I don't know about you, but if somebody asks me a question more complicated than "want coffee?" first thing after I wake in the morning, then I'm going to have trouble remembering the answer. Just a few hours of sleep is enough to turn my responsiveness into "Mrfgl? Djrmmgr."

Now imagine having died. How long would it take you to be able to remember which nickname is preferred by the other people in the conversation? Frankly, I've always been amazed that Olorin didn't respond with, "Uhhhhhhhhhhh... coffee!"

  • 2
    More likely "uhh...Longbottom Leaf..."
    – Spencer
    May 10, 2017 at 2:26

He says:

Darkness took me and I strayed out of thought and time. [...]

There I lay staring upward, while the stars wheeled over, and each day was as long as a life-age of the earth.
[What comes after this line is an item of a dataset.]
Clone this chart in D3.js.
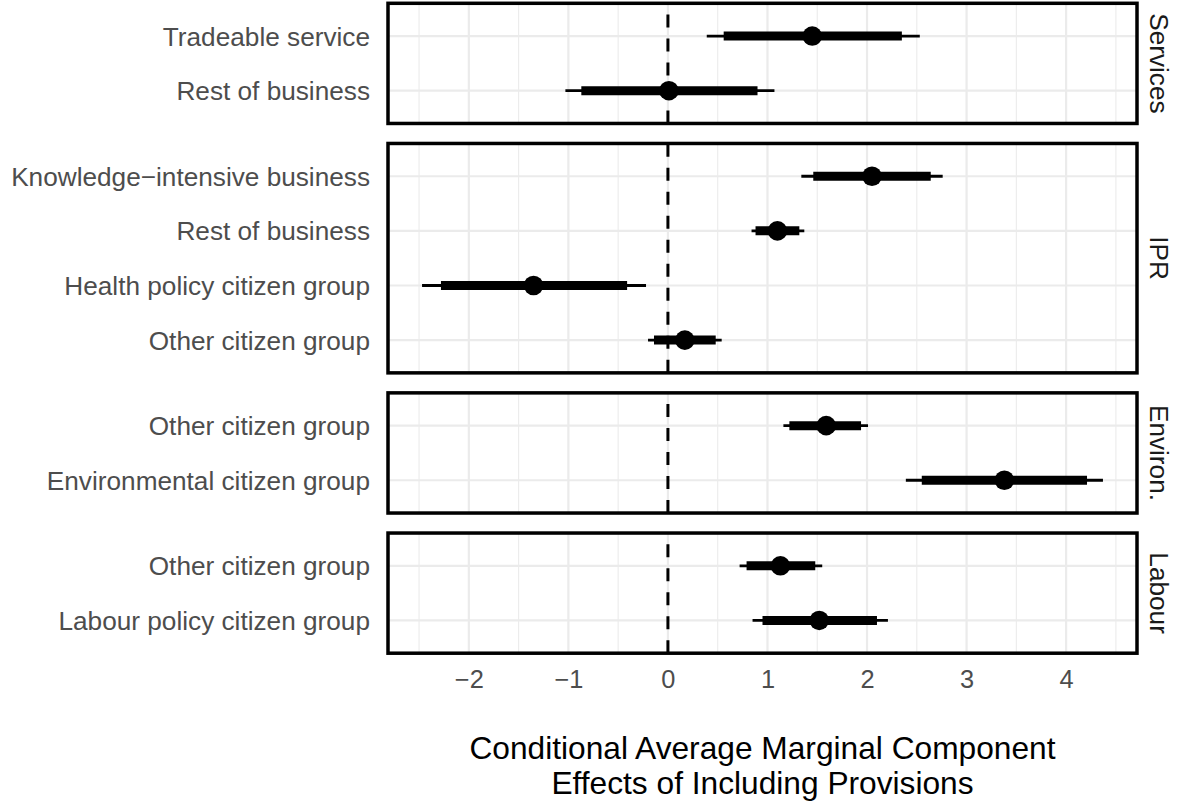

If you were to experience eons and eons of time, your memory that far back might be a little rusty too.

  • 1
    Hi, welcome to SF&F. Since the question was about the book, not the movie, I've replaced the movie quote with the equivalent quote from the book.
    – DavidW
    Dec 6, 2020 at 20:30
  • 1
    Note, too, that the second part of the book quote is after he was sent back, so not a description of his experience outside of Time.